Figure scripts
>> Begin

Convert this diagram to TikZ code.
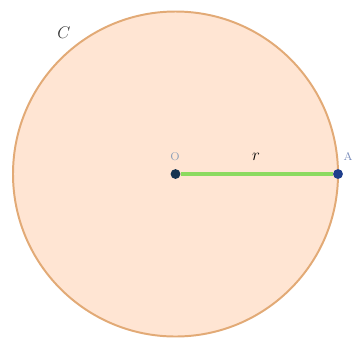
\documentclass[tikz,border=0pt]{standalone}
\usepackage{amsmath,amssymb}
\usepackage{tikz}
\usetikzlibrary{positioning}
\definecolor{discfill}{RGB}{255,229,211}
\definecolor{discline}{RGB}{226,170,118}
\definecolor{radcolor}{RGB}{140,218,95}
\definecolor{ptcolor}{RGB}{22,52,80}
\definecolor{ptacolor}{RGB}{30,62,140}
\definecolor{olabel}{RGB}{140,160,185}

\begin{document}
\begin{tikzpicture}[x=0.025cm,y=-0.025cm,
  disc/.style={circle,draw=discline,fill=discfill,line width=1.4pt,
               minimum size=325*0.025cm,inner sep=0pt},
  pt/.style={circle,fill=ptcolor,inner sep=0pt,minimum size=7pt},
  radius/.style={line width=2.6pt,radcolor},
  lbl/.style={font=\large,inner sep=1pt}
]
\useasboundingbox (0,0) rectangle (353,338);
\node[disc] (c) at (175.5,174) {};
\node[pt] (o) at (175.5,174) {};
\node[pt,fill=ptacolor] (a) at (338,174) {};
\draw[radius] (o) -- (a);
\node[lbl,text=olabel,font=\footnotesize] (olbl) at (175,157) {O};
\node[lbl] (rlbl) at (256,157) {$r$};
\node[lbl,text=ptacolor!60,font=\footnotesize] (albl) at (348,156) {A};
\node[lbl,text=black!80] (clbl) at (64,33) {$C$};
\end{tikzpicture}
\end{document}
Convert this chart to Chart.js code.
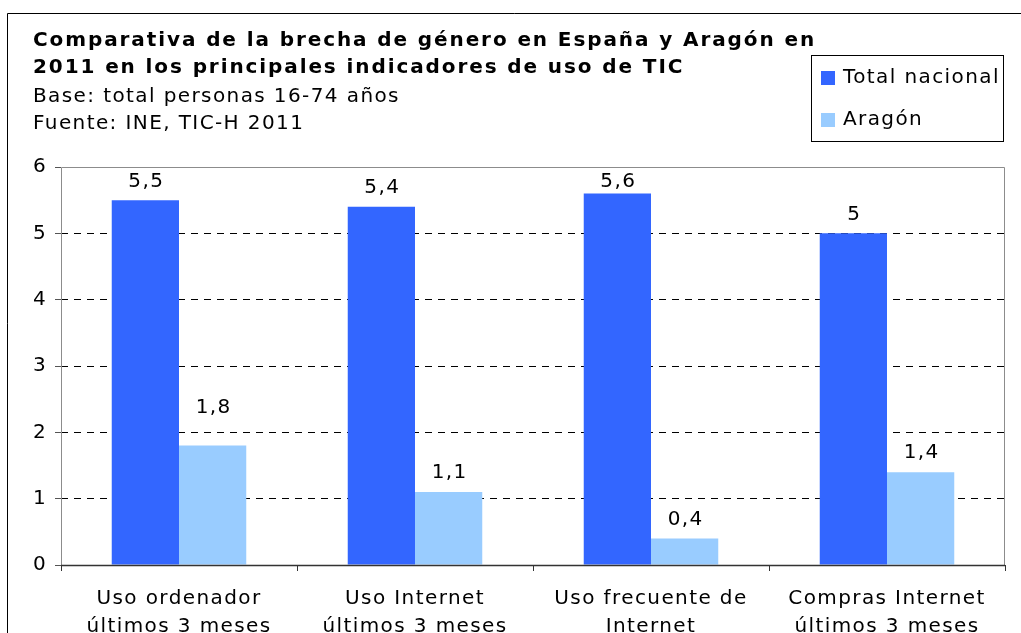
<!DOCTYPE html>
<html>
<head>
<meta charset="utf-8">
<script src="https://cdn.jsdelivr.net/npm/chart.js@4.4.1/dist/chart.umd.min.js"></script>
<style>
  html, body { margin: 0; padding: 0; background: #fff; overflow: hidden; }
  #wrap { position: relative; width: 1021px; height: 633px; }
</style>
</head>
<body>
<div id="wrap"><canvas id="brechaChart"></canvas></div>
<script>
// Chart data
const categories = [
  ['Uso ordenador', 'últimos 3 meses'],
  ['Uso Internet', 'últimos 3 meses'],
  ['Uso frecuente de', 'Internet'],
  ['Compras Internet', 'últimos 3 meses']
];
const totalNacional = [5.5, 5.4, 5.6, 5];
const aragon = [1.8, 1.1, 0.4, 1.4];
const seriesNames = ['Total nacional', 'Aragón'];
const yTicks = [0, 1, 2, 3, 4, 5, 6];

const titleLines = [
  { text: 'Comparativa de la brecha de género en España y Aragón en', bold: true },
  { text: '2011 en los principales indicadores de uso de TIC', bold: true },
  { text: 'Base: total personas 16-74 años', bold: false },
  { text: 'Fuente: INE, TIC-H 2011', bold: false }
];

const FONT = '"DejaVu Sans", Verdana, sans-serif';
const BLUE = '#3366FF';
const LIGHT = '#99CCFF';
const SPACING = '1.4px';

const fmt = v => String(v).replace('.', ',');

// frame, title, legend box and plot border
const decorPlugin = {
  id: 'decor',
  beforeDraw(chart) {
    const ctx = chart.ctx;
    ctx.letterSpacing = SPACING; // wider, Verdana-like text for all labels
    ctx.save();
    ctx.fillStyle = '#fff';
    ctx.fillRect(0, 0, chart.width, chart.height);
    ctx.strokeStyle = '#000';
    ctx.lineWidth = 1;
    ctx.beginPath();
    ctx.moveTo(7.5, chart.height);
    ctx.lineTo(7.5, 13.5);
    ctx.lineTo(chart.width, 13.5);
    ctx.stroke();
    ctx.restore();
  },
  beforeDatasetsDraw(chart) {
    const { ctx, chartArea: a } = chart;
    ctx.save();
    ctx.strokeStyle = '#8c8c8c';
    ctx.lineWidth = 1;
    ctx.beginPath();
    ctx.moveTo(a.left + 0.5, a.bottom);
    ctx.lineTo(a.left + 0.5, a.top + 0.5);
    ctx.lineTo(a.right - 0.5, a.top + 0.5);
    ctx.lineTo(a.right - 0.5, a.bottom);
    ctx.stroke();
    ctx.restore();
  },
  afterDatasetsDraw(chart) {
    const ctx = chart.ctx;
    const a = chart.chartArea;
    ctx.save();
    ctx.font = '20px ' + FONT;
    ctx.fillStyle = '#000';
    ctx.textAlign = 'center';
    ctx.textBaseline = 'middle';
    chart.data.datasets.forEach((ds, di) => {
      chart.getDatasetMeta(di).data.forEach((bar, i) => {
        // the 1,8 label sits above the 2 gridline in the original
        const lift = (di === 1 && i === 0) ? 38 : 19;
        const y = Math.max(bar.y - lift, a.top + 15);
        ctx.fillText(fmt(ds.data[i]), bar.x + 1, y);
      });
    });
    // x axis line on top
    ctx.strokeStyle = '#333';
    ctx.lineWidth = 1.5;
    ctx.beginPath();
    ctx.moveTo(a.left, a.bottom + 0.5);
    ctx.lineTo(a.right, a.bottom + 0.5);
    ctx.stroke();
    ctx.restore();
  },
  afterDraw(chart) {
    const ctx = chart.ctx;
    ctx.save();
    ctx.fillStyle = '#000';
    ctx.textBaseline = 'middle';
    ctx.textAlign = 'left';
    const ys = [41, 68, 97, 124];
    titleLines.forEach((l, i) => {
      ctx.font = (l.bold ? 'bold ' : '') + '20px ' + FONT;
      ctx.letterSpacing = l.bold ? '1.9px' : SPACING;
      ctx.fillText(l.text, 33, ys[i]);
    });
    // legend
    ctx.letterSpacing = SPACING;
    ctx.strokeStyle = '#000';
    ctx.lineWidth = 1;
    ctx.strokeRect(811.5, 55.5, 192, 86);
    ctx.font = '20px ' + FONT;
    const colors = chart.data.datasets.map(d => d.backgroundColor);
    const ly = [78, 120];
    seriesNames.forEach((name, i) => {
      ctx.fillStyle = colors[i];
      ctx.fillRect(821, ly[i] - 7, 14, 14);
      ctx.fillStyle = '#000';
      ctx.fillText(name, 843, ly[i]);
    });
    ctx.restore();
  }
};

new Chart(document.getElementById('brechaChart'), {
  type: 'bar',
  data: {
    labels: categories,
    datasets: [
      { label: seriesNames[0], data: totalNacional, backgroundColor: BLUE },
      { label: seriesNames[1], data: aragon, backgroundColor: LIGHT }
    ]
  },
  options: {
    responsive: true,
    maintainAspectRatio: false,
    animation: false,
    layout: { padding: { left: 0, top: 167, right: 16, bottom: 0 } },
    datasets: { bar: { barPercentage: 1, categoryPercentage: 0.57 } },
    plugins: {
      legend: { display: false },
      title: { display: false },
      tooltip: { enabled: false }
    },
    scales: {
      x: {
        afterFit: s => { s.height = 68; },
        grid: {
          offset: true,
          drawOnChartArea: false,
          tickLength: 6,
          tickColor: '#333'
        },
        border: { display: false },
        ticks: {
          color: '#000',
          padding: 14,
          maxRotation: 0,
          autoSkip: false,
          font: { family: FONT, size: 20, lineHeight: 1.4 }
        }
      },
      y: {
        min: 0,
        max: 6,
        afterFit: s => { s.width = 61; },
        afterBuildTicks: s => { s.ticks = yTicks.map(v => ({ value: v })); },
        grid: {
          color: c => (c.tick && (c.tick.value === 0 || c.tick.value === 6)) ? 'rgba(0,0,0,0)' : '#000',
          lineWidth: 1,
          tickLength: 6,
          tickColor: '#555',
          tickBorderDash: []
        },
        border: { display: false, dash: [7, 6] },
        ticks: {
          color: '#000',
          padding: 8,
          font: { family: FONT, size: 20 }
        }
      }
    }
  },
  plugins: [decorPlugin]
});
</script>
</body>
</html>
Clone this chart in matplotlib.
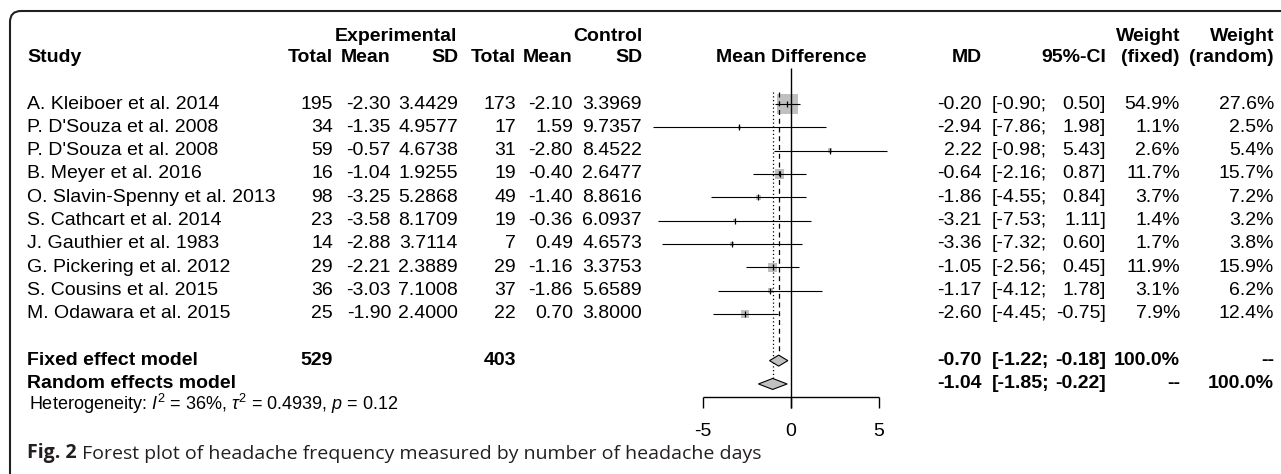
import numpy as np
import matplotlib.pyplot as plt
from matplotlib.path import Path
from matplotlib.patches import PathPatch, Polygon

# Dados do forest plot
estudos = ["A. Kleiboer et al. 2014", "P. D'Souza et al. 2008", "P. D'Souza et al. 2008",
           "B. Meyer et al. 2016", "O. Slavin-Spenny et al. 2013", "S. Cathcart et al. 2014",
           "J. Gauthier et al. 1983", "G. Pickering et al. 2012", "S. Cousins et al. 2015",
           "M. Odawara et al. 2015"]
exp_n = [195, 34, 59, 16, 98, 23, 14, 29, 36, 25]
exp_mean = [-2.30, -1.35, -0.57, -1.04, -3.25, -3.58, -2.88, -2.21, -3.03, -1.90]
exp_sd = [3.4429, 4.9577, 4.6738, 1.9255, 5.2868, 8.1709, 3.7114, 2.3889, 7.1008, 2.4000]
ctl_n = [173, 17, 31, 19, 49, 19, 7, 29, 37, 22]
ctl_mean = [-2.10, 1.59, -2.80, -0.40, -1.40, -0.36, 0.49, -1.16, -1.86, 0.70]
ctl_sd = [3.3969, 9.7357, 8.4522, 2.6477, 8.8616, 6.0937, 4.6573, 3.3753, 5.6589, 3.8000]
md = [-0.20, -2.94, 2.22, -0.64, -1.86, -3.21, -3.36, -1.05, -1.17, -2.60]
ci_lo = [-0.90, -7.86, -0.98, -2.16, -4.55, -7.53, -7.32, -2.56, -4.12, -4.45]
ci_hi = [0.50, 1.98, 5.43, 0.87, 0.84, 1.11, 0.60, 0.45, 1.78, -0.75]
peso_fixo = [54.9, 1.1, 2.6, 11.7, 3.7, 1.4, 1.7, 11.9, 3.1, 7.9]
peso_aleat = [27.6, 2.5, 5.4, 15.7, 7.2, 3.2, 3.8, 15.9, 6.2, 12.4]

# Modelos resumo
modelos = ["Fixed effect model", "Random effects model"]
mod_exp_n = ["529", ""]
mod_ctl_n = ["403", ""]
mod_md = [-0.70, -1.04]
mod_lo = [-1.22, -1.85]
mod_hi = [-0.18, -0.22]
mod_pf = ["100.0%", "--"]
mod_pa = ["--", "100.0%"]
ticks = [-5, 0, 5]

plt.rcParams['font.family'] = ['Liberation Sans', 'DejaVu Sans']
plt.rcParams['mathtext.fontset'] = 'custom'
plt.rcParams['mathtext.rm'] = 'Liberation Sans'
plt.rcParams['mathtext.it'] = 'Liberation Sans:italic'

fig = plt.figure(figsize=(12.81, 4.74), dpi=100)
# eixo de texto em pixels
ax = fig.add_axes([0, 0, 1, 1])
ax.set_xlim(0, 1281)
ax.set_ylim(474, 0)
ax.axis('off')
# eixo do forest: 0 em x=791 px, 17.6 px por unidade
px0, esc = 791, 17.6
ax2 = fig.add_axes([0, 0, 1, 1])
ax2.set_xlim(-px0 / esc, (1281 - px0) / esc)
ax2.set_ylim(474, 0)
ax2.axis('off')
ax2.patch.set_alpha(0)

fs = 14
y0, dy = 104, 23.33
ys = [y0 + i * dy for i in range(len(estudos))]
ym = [ys[-1] + 2 * dy, ys[-1] + 3 * dy]

def t(x, y, s, ha='right', bold=False, **kw):
    ax.text(x, y, s, ha=ha, va='center', fontsize=fs, fontweight='bold' if bold else 'normal', **kw)

# cabecalho
hy1, hy2 = 36, 57
t(457, hy1, "Experimental", bold=True)
t(643, hy1, "Control", bold=True)
t(1180, hy1, "Weight", bold=True)
t(1274, hy1, "Weight", bold=True)
t(27, hy2, "Study", ha='left', bold=True)
for x, s in [(333, "Total"), (391, "Mean"), (458, "SD"), (516, "Total"), (573, "Mean"),
             (642, "SD"), (982, "MD"), (1106, "95%-CI"), (1180, "(fixed)"), (1274, "(random)")]:
    t(x, hy2, s, bold=True)
t(791, hy2, "Mean Difference", ha='center', bold=True)

# linhas dos estudos
for i, y in enumerate(ys):
    t(27, y, estudos[i], ha='left')
    t(333, y, str(exp_n[i]))
    t(391, y, f"{exp_mean[i]:.2f}")
    t(458, y, f"{exp_sd[i]:.4f}")
    t(516, y, str(ctl_n[i]))
    t(573, y, f"{ctl_mean[i]:.2f}")
    t(642, y, f"{ctl_sd[i]:.4f}")
    t(982, y, f"{md[i]:.2f}")
    t(992, y, f"[{ci_lo[i]:.2f};", ha='left')
    t(1106, y, f"{ci_hi[i]:.2f}]")
    t(1180, y, f"{peso_fixo[i]:.1f}%")
    t(1274, y, f"{peso_aleat[i]:.1f}%")

for j, y in enumerate(ym):
    t(27, y, modelos[j], ha='left', bold=True)
    t(333, y, mod_exp_n[j], bold=True)
    t(516, y, mod_ctl_n[j], bold=True)
    t(982, y, f"{mod_md[j]:.2f}", bold=True)
    t(992, y, f"[{mod_lo[j]:.2f};", ha='left', bold=True)
    t(1106, y, f"{mod_hi[j]:.2f}]", bold=True)
    t(1180, y, mod_pf[j], bold=True)
    t(1274, y, mod_pa[j], bold=True)

ax.text(29, 404, r"Heterogeneity: $I^2$ = 36%, $\tau^2$ = 0.4939, $p$ = 0.12",
        ha='left', va='center', fontsize=13)

# forest
ax2.scatter(md, ys, s=[210 * w / 54.9 for w in peso_fixo], marker='s', color='#c0c0c0',
            linewidths=0, zorder=1)
ax2.hlines(ys, ci_lo, ci_hi, color='black', lw=0.8, zorder=2)
ax2.scatter(md, ys, s=16, marker='|', color='black', linewidths=0.9, zorder=3)
ax2.vlines(0, 68, 408, color='black', lw=1.0)
ax2.vlines(mod_md[0], 92, ym[0] - 5, color='black', lw=0.9, linestyles=(0, (4, 3)))
ax2.vlines(mod_md[1], 92, ym[1] - 5, color='black', lw=0.9, linestyles=(0, (1, 2)))
for j, y in enumerate(ym):
    ax2.add_patch(Polygon([(mod_lo[j], y), (mod_md[j], y - 5.5), (mod_hi[j], y), (mod_md[j], y + 5.5)],
                          closed=True, facecolor='#c0c0c0', edgecolor='black', lw=0.8, zorder=4))
ax2.hlines(397, ticks[0], ticks[-1], color='black', lw=1.0)
ax2.vlines(ticks, 397, 408, color='black', lw=1.0)
for tk in ticks:
    ax2.text(tk, 432, str(tk), ha='center', va='center', fontsize=fs)

# moldura com canto arredondado
moldura = Path([(10, 474), (10, 22), (10, 11), (21, 11), (1281, 11)],
               [Path.MOVETO, Path.LINETO, Path.CURVE3, Path.CURVE3, Path.LINETO])
ax.add_patch(PathPatch(moldura, fill=False, edgecolor='#231f20', lw=1.5))

# legenda da figura
cap = ax.text(27, 453, "Fig. 2", ha='left', va='center', fontsize=14, family='Open Sans',
              fontweight='bold', color='#231f20')
ax.annotate(" Forest plot of headache frequency measured by number of headache days",
            xy=(1, 0), xycoords=cap, ha='left', va='bottom', fontsize=14,
            family='Open Sans', color='#231f20')

fig.savefig('out.png', dpi=100)
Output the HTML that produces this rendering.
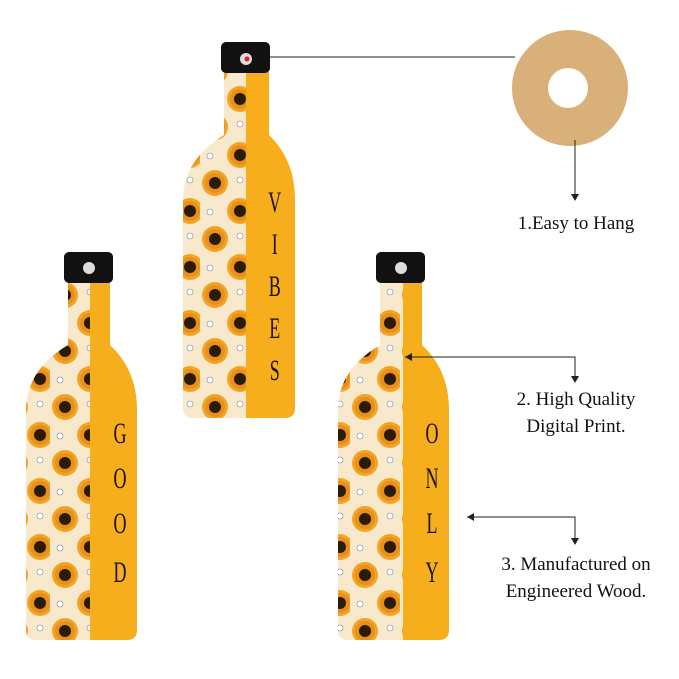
<!DOCTYPE html>
<html><head><style>
body{margin:0;background:#fff;}
svg{display:block;}
text{font-family:"Liberation Serif",serif;}
</style></head><body>
<svg width="679" height="679" viewBox="0 0 679 679" xmlns="http://www.w3.org/2000/svg">
<defs>
<pattern id="fl" width="50" height="56" patternUnits="userSpaceOnUse">
<rect width="50" height="56" fill="#f8e9cc"/>
<circle cx="15" cy="15" r="13" fill="#f2a424"/>
<circle cx="15" cy="15" r="10" fill="#e9901a"/>
<circle cx="15" cy="15" r="6" fill="#2a1a08"/>
<circle cx="40" cy="43" r="13" fill="#f2a424"/>
<circle cx="40" cy="43" r="10" fill="#e9901a"/>
<circle cx="40" cy="43" r="6" fill="#2a1a08"/>
<circle cx="40" cy="12" r="3" fill="#fff" stroke="#889" stroke-width="0.6"/>
<circle cx="10" cy="44" r="3" fill="#fff" stroke="#889" stroke-width="0.6"/>
</pattern>
<clipPath id="b1"><path d="M224,72 L269,72 L269,135 Q295,160 295,200 L295,408 Q295,418 285,418 L193,418 Q183,418 183,408 L183,200 Q183,160 224,135 Z"/></clipPath>
<clipPath id="b2"><path d="M68,282 L110,282 L110,345 Q137,370 137,410 L137,630 Q137,640 127,640 L36,640 Q26,640 26,630 L26,410 Q26,370 68,345 Z"/></clipPath>
<clipPath id="b3"><path d="M380,282 L422,282 L422,345 Q449,370 449,410 L449,630 Q449,640 439,640 L348,640 Q338,640 338,630 L338,410 Q338,370 380,345 Z"/></clipPath>
</defs>

<g clip-path="url(#b1)">
<rect x="180" y="60" width="66" height="370" fill="url(#fl)"/>
<rect x="246" y="60" width="60" height="370" fill="#f7ae1c"/>
</g>
<rect x="221" y="42" width="49" height="31" rx="5" fill="#111"/>
<circle cx="246" cy="59" r="6" fill="#ddd"/><circle cx="247" cy="59" r="2.5" fill="#d22"/>

<g clip-path="url(#b2)">
<rect x="20" y="270" width="70" height="380" fill="url(#fl)"/>
<rect x="90" y="270" width="60" height="380" fill="#f7ae1c"/>
</g>
<rect x="64" y="252" width="49" height="31" rx="5" fill="#111"/>
<circle cx="89" cy="268" r="6" fill="#ddd"/>

<g clip-path="url(#b3)">
<rect x="330" y="270" width="73" height="380" fill="url(#fl)"/>
<rect x="403" y="270" width="60" height="380" fill="#f7ae1c"/>
</g>
<rect x="376" y="252" width="49" height="31" rx="5" fill="#111"/>
<circle cx="401" cy="268" r="6" fill="#ddd"/>

<g font-family="Liberation Sans,sans-serif" font-size="30" fill="#1a1208" text-anchor="middle">
<g transform="scale(0.6,1)">
<text x="458" y="212">V</text><text x="458" y="254">I</text><text x="458" y="296">B</text><text x="458" y="338">E</text><text x="458" y="380">S</text>
<text x="200" y="443">G</text><text x="200" y="488">O</text><text x="200" y="533">O</text><text x="200" y="582">D</text>
<text x="720" y="443">O</text><text x="720" y="488">N</text><text x="720" y="533">L</text><text x="720" y="582">Y</text>
</g></g>

<circle cx="570" cy="88" r="58" fill="#d9b07a"/>
<circle cx="568" cy="88" r="20" fill="#fff"/>

<g stroke="#222" stroke-width="1" fill="none">
<path d="M270,57 H515"/>
<path d="M575,140 V196"/>
<path d="M405,357 H575 V378"/>
<path d="M467,517 H575 V540"/>
</g>
<g fill="#222">
<path d="M571,194 L579,194 L575,201 Z"/>
<path d="M571,376 L579,376 L575,383 Z"/>
<path d="M571,538 L579,538 L575,545 Z"/>
<path d="M405,357 L412,353 L412,361 Z"/>
<path d="M467,517 L474,513 L474,521 Z"/>
</g>

<g font-size="19" fill="#111" text-anchor="middle">
<text x="576" y="229">1.Easy to Hang</text>
<text x="576" y="405">2. High Quality</text>
<text x="576" y="432">Digital Print.</text>
<text x="576" y="570">3. Manufactured on</text>
<text x="576" y="597">Engineered Wood.</text>
</g>
</svg>
</body></html>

>> End

### Directions for this task
The first line to copy holds "Clone this chart in matplotlib.", and the last holds "from matplotlib.patches import". Copy them and the lines between exactly, leaving out pictures.

### Result below
Clone this chart in matplotlib.
import numpy as np
import matplotlib.pyplot as plt
from matplotlib.path import Path
from matplotlib.patches import PathPatch, Polygon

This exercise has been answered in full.